● **To be done**
Line by line, repeat the data below exactly, beginning at the first line and ending at the line with "4 mg Q4W (N". Omit pictures.

━━━━━━━━

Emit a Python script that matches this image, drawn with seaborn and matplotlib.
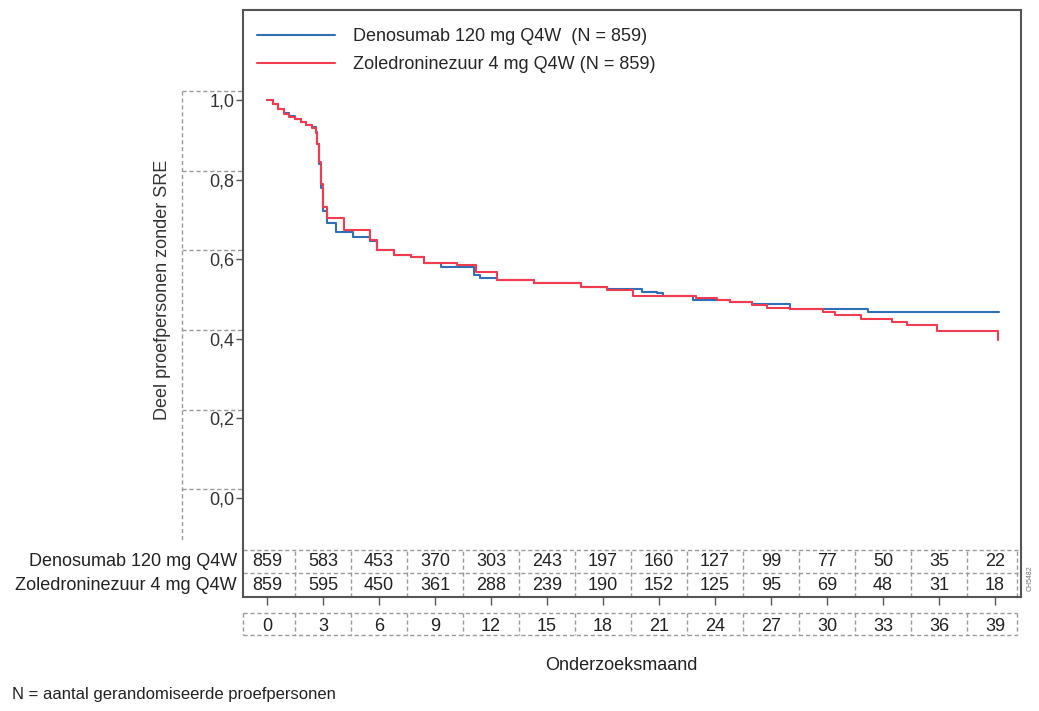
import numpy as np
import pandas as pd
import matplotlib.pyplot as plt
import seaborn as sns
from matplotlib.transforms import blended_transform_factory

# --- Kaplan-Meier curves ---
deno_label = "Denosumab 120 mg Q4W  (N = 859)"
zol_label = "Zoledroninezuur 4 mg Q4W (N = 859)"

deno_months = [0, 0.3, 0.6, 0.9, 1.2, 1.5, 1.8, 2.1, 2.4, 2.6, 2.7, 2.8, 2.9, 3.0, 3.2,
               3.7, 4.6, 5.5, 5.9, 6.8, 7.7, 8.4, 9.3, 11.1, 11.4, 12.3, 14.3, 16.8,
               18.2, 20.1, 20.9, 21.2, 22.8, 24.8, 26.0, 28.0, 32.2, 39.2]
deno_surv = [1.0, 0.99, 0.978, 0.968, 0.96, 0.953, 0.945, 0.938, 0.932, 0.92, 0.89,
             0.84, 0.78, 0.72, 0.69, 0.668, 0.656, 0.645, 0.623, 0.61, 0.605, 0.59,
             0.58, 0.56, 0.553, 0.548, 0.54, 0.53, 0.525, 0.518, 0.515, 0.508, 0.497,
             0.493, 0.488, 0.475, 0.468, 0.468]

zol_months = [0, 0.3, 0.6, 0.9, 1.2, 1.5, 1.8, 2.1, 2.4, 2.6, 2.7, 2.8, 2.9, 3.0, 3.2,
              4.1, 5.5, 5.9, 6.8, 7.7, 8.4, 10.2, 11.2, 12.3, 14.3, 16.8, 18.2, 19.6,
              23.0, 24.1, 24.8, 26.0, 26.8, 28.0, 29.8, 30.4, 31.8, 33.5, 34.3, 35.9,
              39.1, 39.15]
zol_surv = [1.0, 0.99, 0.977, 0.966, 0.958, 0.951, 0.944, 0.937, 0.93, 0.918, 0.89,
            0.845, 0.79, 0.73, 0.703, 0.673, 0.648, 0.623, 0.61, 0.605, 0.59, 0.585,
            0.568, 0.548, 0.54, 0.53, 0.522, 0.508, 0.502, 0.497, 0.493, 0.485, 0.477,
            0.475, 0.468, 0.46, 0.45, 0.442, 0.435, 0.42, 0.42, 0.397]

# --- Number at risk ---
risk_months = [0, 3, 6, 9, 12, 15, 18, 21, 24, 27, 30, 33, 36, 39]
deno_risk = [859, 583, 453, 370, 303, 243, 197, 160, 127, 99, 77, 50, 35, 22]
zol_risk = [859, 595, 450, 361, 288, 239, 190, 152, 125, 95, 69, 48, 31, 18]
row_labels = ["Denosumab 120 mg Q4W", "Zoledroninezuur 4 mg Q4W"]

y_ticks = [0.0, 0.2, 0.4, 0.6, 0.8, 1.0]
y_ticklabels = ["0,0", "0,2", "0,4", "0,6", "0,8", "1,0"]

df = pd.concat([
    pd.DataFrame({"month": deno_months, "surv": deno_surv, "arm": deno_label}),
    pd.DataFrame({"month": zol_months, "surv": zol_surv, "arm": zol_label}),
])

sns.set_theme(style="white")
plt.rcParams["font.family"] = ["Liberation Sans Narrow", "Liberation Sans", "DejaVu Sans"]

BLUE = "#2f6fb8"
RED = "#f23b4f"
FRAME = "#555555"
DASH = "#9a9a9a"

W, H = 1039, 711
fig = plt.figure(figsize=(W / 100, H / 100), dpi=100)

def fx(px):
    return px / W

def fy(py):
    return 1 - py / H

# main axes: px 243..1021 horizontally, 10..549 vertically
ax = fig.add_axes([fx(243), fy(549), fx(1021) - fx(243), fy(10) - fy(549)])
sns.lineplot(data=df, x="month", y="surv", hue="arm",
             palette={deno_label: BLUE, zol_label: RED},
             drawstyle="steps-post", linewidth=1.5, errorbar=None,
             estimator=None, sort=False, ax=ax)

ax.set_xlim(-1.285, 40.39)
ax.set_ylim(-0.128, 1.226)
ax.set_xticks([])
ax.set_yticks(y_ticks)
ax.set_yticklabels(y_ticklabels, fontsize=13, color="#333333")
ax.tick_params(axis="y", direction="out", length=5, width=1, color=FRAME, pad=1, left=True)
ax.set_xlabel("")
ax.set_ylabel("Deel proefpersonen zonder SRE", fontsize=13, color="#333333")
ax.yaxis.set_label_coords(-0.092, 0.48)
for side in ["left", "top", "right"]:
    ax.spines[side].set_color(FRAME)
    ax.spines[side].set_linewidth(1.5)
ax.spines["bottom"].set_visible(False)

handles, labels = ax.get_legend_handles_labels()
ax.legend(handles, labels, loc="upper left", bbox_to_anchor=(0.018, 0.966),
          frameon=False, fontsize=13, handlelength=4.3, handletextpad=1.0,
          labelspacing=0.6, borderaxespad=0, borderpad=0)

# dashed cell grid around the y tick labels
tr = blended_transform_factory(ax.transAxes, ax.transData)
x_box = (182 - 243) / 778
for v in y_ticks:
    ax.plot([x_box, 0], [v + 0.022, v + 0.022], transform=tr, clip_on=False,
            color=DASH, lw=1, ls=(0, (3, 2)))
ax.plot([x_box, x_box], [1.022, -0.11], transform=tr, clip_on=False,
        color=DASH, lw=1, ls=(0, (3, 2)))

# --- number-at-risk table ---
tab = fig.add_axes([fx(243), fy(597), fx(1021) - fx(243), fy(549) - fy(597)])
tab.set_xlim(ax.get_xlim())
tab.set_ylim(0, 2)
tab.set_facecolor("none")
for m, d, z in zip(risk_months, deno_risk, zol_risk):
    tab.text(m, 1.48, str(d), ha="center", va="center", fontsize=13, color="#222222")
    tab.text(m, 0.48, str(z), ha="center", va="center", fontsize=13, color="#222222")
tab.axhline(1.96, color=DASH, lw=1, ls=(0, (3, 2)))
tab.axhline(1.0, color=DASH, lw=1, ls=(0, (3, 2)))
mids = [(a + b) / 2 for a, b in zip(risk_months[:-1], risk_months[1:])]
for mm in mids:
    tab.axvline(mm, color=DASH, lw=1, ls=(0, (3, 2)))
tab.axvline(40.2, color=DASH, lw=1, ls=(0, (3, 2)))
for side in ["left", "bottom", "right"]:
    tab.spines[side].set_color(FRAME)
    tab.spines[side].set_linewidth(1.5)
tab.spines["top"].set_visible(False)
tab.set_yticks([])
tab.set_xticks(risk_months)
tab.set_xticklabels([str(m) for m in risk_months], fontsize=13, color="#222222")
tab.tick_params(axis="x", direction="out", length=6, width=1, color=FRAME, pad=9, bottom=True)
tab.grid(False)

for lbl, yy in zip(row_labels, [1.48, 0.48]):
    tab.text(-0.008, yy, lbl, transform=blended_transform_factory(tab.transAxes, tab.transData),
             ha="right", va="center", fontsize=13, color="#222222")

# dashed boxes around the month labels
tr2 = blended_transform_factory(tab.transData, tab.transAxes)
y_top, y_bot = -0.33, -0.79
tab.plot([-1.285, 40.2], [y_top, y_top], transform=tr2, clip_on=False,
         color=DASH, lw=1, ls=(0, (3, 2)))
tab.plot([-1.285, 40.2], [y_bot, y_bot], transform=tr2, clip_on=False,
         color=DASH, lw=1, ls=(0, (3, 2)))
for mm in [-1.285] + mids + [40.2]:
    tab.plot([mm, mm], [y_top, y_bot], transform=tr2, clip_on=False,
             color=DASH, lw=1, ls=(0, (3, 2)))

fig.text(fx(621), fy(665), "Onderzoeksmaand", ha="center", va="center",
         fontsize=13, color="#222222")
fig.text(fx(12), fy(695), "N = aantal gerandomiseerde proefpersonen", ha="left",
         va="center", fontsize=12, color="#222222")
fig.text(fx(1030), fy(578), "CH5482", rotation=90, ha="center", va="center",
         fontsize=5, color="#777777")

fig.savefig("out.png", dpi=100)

━━━━━━━━

● **Written answer**
Emit a Python script that matches this image, drawn with seaborn and matplotlib.
import numpy as np
import pandas as pd
import matplotlib.pyplot as plt
import seaborn as sns
from matplotlib.transforms import blended_transform_factory

# --- Kaplan-Meier curves ---
deno_label = "Denosumab 120 mg Q4W  (N = 859)"
zol_label = "Zoledroninezuur 4 mg Q4W (N = 859)"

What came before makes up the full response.